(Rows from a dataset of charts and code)
☆ ☆ ☆ ☆

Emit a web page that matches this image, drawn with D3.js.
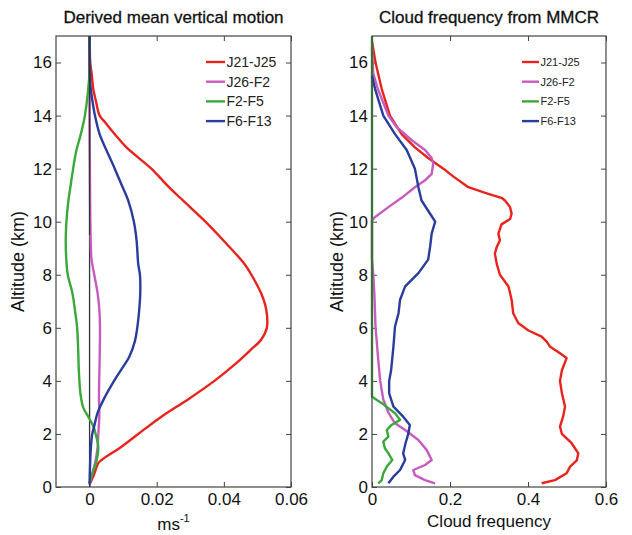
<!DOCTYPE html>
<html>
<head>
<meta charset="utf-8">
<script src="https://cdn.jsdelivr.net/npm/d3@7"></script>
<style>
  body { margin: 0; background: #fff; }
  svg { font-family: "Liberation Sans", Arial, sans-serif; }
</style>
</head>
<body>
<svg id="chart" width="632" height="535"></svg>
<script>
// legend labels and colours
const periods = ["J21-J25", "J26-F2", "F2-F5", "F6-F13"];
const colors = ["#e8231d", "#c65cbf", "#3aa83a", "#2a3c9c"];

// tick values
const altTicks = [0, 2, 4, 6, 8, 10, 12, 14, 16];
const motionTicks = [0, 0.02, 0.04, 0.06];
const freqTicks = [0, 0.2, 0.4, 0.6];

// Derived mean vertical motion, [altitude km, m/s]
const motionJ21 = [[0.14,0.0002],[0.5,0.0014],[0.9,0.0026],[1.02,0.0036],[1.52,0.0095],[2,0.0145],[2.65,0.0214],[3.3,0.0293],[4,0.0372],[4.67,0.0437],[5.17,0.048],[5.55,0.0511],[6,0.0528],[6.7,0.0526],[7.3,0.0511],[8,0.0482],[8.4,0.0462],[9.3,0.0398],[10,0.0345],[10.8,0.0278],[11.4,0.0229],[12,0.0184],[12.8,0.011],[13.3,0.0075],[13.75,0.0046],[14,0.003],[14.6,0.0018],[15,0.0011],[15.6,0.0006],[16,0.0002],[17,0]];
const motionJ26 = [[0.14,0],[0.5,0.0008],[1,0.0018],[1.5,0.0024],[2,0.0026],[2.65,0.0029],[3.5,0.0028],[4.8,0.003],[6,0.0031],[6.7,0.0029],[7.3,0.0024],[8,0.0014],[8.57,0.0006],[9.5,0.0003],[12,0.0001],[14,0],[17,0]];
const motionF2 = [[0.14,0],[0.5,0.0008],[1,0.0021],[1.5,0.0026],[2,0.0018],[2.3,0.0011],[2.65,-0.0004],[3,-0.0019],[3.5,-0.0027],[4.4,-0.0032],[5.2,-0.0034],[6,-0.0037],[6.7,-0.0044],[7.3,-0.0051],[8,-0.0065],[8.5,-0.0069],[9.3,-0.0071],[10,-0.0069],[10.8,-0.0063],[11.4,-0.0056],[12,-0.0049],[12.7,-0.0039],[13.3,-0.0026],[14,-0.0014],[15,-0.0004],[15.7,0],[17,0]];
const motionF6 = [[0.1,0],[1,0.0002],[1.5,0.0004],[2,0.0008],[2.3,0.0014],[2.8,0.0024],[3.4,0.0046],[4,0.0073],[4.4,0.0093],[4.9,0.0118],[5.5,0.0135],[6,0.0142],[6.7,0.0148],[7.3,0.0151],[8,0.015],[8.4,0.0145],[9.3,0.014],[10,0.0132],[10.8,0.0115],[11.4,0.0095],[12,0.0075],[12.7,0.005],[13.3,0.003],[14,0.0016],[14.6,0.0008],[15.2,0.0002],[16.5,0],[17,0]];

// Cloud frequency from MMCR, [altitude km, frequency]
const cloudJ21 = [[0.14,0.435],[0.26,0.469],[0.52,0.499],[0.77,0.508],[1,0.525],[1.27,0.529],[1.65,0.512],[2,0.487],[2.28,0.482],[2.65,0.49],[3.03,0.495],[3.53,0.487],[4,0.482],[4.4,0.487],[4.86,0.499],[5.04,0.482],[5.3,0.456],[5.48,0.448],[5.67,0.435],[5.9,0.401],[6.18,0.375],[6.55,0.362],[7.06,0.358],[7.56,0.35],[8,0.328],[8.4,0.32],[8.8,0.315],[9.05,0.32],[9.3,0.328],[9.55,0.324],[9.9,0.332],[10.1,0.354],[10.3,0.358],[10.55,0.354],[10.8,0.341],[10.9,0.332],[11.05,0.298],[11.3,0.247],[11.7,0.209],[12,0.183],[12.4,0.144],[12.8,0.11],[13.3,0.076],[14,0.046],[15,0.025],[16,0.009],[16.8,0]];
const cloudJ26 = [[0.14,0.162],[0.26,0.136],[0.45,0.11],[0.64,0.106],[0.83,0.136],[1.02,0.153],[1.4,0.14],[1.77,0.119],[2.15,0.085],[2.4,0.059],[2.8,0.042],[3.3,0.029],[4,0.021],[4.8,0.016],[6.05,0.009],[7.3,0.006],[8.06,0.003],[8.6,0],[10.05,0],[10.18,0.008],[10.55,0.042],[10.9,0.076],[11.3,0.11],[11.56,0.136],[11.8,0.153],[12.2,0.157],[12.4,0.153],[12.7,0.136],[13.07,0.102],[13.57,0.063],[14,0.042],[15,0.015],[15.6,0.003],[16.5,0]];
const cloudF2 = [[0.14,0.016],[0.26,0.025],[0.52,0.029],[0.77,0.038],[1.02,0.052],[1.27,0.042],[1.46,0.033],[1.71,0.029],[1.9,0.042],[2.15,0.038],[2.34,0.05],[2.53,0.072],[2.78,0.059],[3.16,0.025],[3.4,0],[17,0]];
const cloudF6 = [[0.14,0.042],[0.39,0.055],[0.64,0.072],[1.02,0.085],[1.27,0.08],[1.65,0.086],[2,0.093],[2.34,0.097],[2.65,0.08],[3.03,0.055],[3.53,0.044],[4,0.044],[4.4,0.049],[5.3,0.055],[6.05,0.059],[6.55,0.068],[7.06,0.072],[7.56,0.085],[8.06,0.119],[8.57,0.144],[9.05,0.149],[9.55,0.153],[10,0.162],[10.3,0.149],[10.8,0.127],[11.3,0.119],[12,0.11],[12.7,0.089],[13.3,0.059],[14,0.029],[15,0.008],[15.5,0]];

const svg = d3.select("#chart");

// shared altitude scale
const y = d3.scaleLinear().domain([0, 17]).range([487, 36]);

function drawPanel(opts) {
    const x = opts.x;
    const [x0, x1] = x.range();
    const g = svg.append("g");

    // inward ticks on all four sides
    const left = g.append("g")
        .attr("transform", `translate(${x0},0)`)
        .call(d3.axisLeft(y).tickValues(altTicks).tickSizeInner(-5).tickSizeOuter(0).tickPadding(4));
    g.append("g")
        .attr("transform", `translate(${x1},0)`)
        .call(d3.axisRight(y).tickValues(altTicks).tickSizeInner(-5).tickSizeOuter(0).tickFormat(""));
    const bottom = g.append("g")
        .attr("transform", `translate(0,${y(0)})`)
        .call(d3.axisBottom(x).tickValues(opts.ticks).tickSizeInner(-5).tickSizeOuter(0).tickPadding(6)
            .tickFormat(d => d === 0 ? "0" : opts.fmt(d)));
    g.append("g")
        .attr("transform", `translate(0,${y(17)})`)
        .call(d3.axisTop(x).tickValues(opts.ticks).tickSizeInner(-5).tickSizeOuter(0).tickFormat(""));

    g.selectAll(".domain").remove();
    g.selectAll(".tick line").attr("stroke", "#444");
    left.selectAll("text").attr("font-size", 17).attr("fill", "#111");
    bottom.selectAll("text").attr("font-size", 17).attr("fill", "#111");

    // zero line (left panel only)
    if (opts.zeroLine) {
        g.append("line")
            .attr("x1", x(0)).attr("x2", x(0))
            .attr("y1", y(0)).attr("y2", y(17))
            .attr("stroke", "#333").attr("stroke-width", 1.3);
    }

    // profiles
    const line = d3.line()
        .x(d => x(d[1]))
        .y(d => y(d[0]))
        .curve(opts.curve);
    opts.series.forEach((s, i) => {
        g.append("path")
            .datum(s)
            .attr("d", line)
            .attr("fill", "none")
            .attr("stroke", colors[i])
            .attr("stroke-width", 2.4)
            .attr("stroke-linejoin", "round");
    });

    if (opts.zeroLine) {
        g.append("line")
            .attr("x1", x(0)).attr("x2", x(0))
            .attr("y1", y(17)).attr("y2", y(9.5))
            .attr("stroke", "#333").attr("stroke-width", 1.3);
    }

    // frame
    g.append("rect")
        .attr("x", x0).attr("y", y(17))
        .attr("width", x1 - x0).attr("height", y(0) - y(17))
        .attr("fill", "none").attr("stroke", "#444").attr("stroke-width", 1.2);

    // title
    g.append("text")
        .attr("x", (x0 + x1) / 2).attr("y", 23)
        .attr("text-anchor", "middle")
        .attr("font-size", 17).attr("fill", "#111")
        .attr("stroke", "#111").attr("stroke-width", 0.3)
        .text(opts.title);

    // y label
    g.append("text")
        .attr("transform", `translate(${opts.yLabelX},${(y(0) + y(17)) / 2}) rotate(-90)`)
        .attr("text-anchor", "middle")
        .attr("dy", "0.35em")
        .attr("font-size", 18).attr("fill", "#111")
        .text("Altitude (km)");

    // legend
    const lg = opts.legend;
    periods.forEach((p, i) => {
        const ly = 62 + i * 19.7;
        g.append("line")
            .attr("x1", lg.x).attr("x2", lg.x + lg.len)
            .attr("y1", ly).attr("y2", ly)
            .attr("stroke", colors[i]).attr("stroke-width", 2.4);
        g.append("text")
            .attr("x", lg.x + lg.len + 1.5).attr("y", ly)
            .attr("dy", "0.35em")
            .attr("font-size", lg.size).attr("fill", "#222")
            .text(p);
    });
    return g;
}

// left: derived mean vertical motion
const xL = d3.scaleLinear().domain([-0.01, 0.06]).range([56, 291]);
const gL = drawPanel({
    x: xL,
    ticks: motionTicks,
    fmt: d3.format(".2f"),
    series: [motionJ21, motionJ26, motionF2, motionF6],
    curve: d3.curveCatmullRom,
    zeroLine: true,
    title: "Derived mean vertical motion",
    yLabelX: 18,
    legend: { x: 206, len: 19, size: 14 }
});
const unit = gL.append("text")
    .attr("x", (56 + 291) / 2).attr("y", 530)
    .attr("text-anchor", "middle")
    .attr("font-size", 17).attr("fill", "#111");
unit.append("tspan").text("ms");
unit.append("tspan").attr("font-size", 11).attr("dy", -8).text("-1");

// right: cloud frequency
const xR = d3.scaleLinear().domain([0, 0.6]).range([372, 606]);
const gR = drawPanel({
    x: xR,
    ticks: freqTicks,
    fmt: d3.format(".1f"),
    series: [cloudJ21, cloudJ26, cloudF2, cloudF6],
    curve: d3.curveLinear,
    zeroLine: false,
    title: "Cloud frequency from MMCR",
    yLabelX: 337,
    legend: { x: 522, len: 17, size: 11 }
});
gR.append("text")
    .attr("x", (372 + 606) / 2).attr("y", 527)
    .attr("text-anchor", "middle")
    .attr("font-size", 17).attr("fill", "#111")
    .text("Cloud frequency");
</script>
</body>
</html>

☆ ☆ ☆ ☆

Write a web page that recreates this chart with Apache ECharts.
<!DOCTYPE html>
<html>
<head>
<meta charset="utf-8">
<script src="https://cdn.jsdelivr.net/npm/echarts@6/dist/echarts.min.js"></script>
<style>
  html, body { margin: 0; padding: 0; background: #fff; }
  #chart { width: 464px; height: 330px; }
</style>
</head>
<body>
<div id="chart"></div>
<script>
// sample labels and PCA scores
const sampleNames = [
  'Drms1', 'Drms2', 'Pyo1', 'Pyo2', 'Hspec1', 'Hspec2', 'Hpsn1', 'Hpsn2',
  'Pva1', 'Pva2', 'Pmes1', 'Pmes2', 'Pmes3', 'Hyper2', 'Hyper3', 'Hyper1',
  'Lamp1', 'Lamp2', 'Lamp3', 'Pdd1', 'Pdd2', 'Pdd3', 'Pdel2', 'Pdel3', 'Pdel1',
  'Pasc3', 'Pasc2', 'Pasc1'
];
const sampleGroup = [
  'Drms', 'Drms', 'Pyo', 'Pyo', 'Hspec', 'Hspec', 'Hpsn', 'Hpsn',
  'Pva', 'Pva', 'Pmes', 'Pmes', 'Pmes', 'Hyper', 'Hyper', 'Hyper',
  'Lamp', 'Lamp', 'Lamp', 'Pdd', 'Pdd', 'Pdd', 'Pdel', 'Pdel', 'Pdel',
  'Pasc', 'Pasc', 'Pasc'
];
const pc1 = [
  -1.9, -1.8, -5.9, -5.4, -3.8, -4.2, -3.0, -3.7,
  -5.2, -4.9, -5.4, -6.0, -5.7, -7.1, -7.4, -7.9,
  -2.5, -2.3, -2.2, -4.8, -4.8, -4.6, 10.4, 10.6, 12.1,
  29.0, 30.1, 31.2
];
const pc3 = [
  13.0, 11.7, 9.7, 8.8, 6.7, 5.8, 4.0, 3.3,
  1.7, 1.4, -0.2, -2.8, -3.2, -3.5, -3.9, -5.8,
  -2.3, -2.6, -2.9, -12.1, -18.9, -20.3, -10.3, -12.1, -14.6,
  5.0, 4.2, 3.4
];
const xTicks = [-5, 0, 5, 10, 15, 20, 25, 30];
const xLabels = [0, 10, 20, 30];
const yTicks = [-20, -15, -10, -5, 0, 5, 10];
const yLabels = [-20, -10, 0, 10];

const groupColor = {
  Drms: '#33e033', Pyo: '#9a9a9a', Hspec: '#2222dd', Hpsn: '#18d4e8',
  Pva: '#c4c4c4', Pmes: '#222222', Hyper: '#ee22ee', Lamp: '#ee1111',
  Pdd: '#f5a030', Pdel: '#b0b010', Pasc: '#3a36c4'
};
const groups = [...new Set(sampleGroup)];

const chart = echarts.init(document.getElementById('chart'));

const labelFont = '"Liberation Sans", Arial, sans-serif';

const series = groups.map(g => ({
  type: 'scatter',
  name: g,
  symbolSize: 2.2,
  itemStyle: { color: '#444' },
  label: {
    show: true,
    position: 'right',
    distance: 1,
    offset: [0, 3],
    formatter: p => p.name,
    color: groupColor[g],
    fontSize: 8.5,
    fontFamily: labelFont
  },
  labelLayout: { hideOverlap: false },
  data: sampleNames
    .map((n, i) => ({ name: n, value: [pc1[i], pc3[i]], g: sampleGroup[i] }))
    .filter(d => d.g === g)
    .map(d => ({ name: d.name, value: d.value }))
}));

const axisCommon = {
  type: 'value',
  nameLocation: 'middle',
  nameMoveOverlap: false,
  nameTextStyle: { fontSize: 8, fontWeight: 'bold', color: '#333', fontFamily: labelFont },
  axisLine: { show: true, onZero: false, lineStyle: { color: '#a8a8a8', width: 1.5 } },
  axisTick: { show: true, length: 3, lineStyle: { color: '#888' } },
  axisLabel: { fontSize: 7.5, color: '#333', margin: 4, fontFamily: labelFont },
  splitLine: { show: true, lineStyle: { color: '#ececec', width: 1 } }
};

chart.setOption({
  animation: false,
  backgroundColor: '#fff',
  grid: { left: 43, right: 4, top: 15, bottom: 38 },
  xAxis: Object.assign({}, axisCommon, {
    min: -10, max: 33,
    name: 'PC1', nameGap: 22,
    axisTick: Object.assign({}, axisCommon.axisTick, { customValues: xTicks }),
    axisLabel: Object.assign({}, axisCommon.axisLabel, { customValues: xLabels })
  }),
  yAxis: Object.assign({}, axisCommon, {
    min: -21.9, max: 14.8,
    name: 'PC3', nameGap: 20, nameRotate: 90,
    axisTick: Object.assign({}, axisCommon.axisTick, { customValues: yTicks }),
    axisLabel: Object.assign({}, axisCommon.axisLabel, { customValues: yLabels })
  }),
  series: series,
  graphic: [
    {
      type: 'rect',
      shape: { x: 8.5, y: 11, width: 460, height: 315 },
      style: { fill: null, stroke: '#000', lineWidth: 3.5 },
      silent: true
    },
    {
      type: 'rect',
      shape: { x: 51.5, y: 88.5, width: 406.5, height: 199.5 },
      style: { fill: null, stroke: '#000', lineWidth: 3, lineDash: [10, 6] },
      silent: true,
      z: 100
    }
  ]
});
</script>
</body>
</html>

☆ ☆ ☆ ☆

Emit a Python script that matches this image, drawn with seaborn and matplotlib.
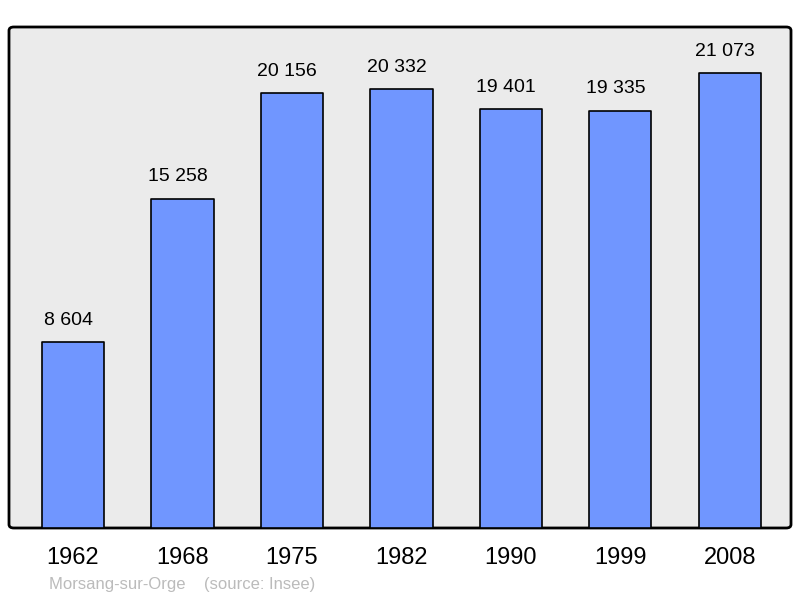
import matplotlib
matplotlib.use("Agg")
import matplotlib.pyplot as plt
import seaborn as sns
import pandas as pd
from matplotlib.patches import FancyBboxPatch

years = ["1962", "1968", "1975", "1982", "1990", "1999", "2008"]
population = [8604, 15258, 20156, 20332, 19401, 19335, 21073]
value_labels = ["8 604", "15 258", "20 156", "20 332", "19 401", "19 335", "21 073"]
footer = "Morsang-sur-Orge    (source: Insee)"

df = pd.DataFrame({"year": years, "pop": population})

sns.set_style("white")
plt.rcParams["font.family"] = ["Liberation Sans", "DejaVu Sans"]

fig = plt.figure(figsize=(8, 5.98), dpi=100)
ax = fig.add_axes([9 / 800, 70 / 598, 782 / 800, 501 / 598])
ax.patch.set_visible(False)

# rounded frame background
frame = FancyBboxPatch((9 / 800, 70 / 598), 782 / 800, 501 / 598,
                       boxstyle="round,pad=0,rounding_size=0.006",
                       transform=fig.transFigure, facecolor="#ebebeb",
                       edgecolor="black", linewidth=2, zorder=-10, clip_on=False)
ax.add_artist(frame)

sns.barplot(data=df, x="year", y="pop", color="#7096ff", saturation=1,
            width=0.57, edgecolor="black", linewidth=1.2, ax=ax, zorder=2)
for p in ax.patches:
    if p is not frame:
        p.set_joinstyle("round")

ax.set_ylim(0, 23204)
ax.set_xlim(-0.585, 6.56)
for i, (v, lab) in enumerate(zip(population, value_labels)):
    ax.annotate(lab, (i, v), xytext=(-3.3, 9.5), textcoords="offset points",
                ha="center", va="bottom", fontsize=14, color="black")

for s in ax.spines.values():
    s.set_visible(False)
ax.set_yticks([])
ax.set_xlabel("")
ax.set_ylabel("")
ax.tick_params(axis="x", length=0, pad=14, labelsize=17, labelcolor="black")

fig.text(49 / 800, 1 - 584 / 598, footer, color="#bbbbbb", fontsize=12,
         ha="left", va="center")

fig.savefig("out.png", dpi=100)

☆ ☆ ☆ ☆

WHAT THE EXERCISE ASKS
Look above for the line with "Emit a web page" and copy exactly from it through the line with "const freqTicks = [0, 0.2, 0.4, 0.6];", both included. Omit the pictures.

REPLY
Emit a web page that matches this image, drawn with D3.js.
<!DOCTYPE html>
<html>
<head>
<meta charset="utf-8">
<script src="https://cdn.jsdelivr.net/npm/d3@7"></script>
<style>
  body { margin: 0; background: #fff; }
  svg { font-family: "Liberation Sans", Arial, sans-serif; }
</style>
</head>
<body>
<svg id="chart" width="632" height="535"></svg>
<script>
// legend labels and colours
const periods = ["J21-J25", "J26-F2", "F2-F5", "F6-F13"];
const colors = ["#e8231d", "#c65cbf", "#3aa83a", "#2a3c9c"];

// tick values
const altTicks = [0, 2, 4, 6, 8, 10, 12, 14, 16];
const motionTicks = [0, 0.02, 0.04, 0.06];
const freqTicks = [0, 0.2, 0.4, 0.6];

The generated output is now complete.